After years of shuffling across studio floors, hunting through jazz archives, and stealing iTunes gift cards for new finds, here are the tracks that have never let me down.

The Classic That Still Slaps

"Sing, Sing, Sing" by Benny Goodman

There's a reason this song survives every trend. That opening drum roll? It doesn't just build—it demands you to answer it. The tempo accelerates and suddenly you're not thinking anymore, you're just reacting. Your feet find patterns you didn't know you knew.

Use this when you want to show off. Not in a braggy way—in a "watch what happens when I stop holding back" way. The best tappers in history have walked out to this song and felt the floor come alive beneath them.

The Cool Cat

Miles Davis understood something about tap that most people miss: it's not always about speed. Sometimes the most powerful move is the one that hangs in the air for half a second longer than expected.

Look for tracks with space in them. Gaps where your foot can float. Miles's catalog is a goldmine for this—"Freddie Freeloader," "So What"—songs that breathe. Put them on and let your heels do the talking while the horn plays hide and seek with your rhythm.

The Root

Bill "Bojangles" Robinson changed everything. Before him, tap was one thing. After him, it was something else entirely—a conversation between feet and floor that told stories.

Modern tappers owe him everything. When you hit a time step or a pull-back or a buffalo, you're speaking his language. Play something with that energy behind you—a track with swagger, with that particular strut—and feel the lineage under your feet.

The Challenge

Savion Glover didn't just dance. He argued with the music. He made the song fight back and win.

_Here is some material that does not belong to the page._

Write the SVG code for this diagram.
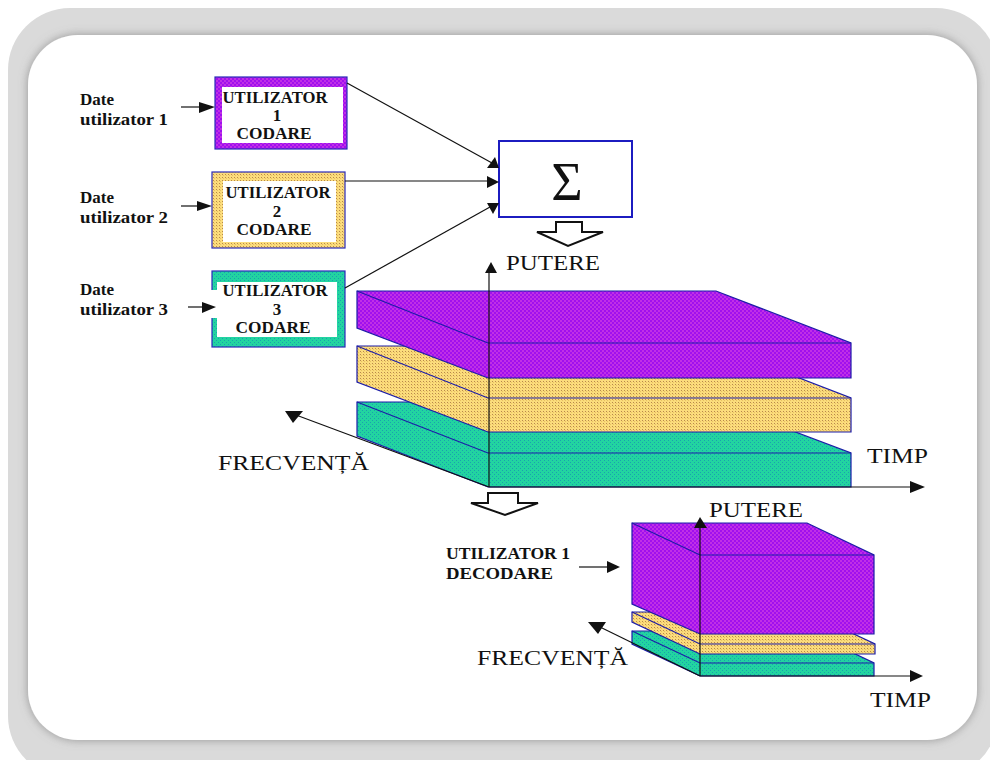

You need a track that keeps you honest. Something that doesn't let you coast. When your lungs are burning and your brain is saying "I can't," that's when you're growing. Put on the complex stuff—the songs that have more beats than you initially thought you could handle—and see what you're really made of.

The Joy

Tap is hard work. It's also supposed to be fun.

Some nights you walk into the studio and everything clicks. Your wings are crisp, your time is perfect, you're grinning because you can't help it. On those nights, play something that makes you smile. Something with a little ridiculousness in it. Something that says "I came here to move and nothing's going to stop me."

What Actually Matters

The song matters. But not in the way you think.

The "perfect" track isn't the most technically impressive one—it's the one that makes you forget you're performing. The one where you stop planning and start responding. The one that stays with you in the shower, in the car, at 2 a.m. when you suddenly remember that combination you missed.

Find those songs. Learn their names. Then go move.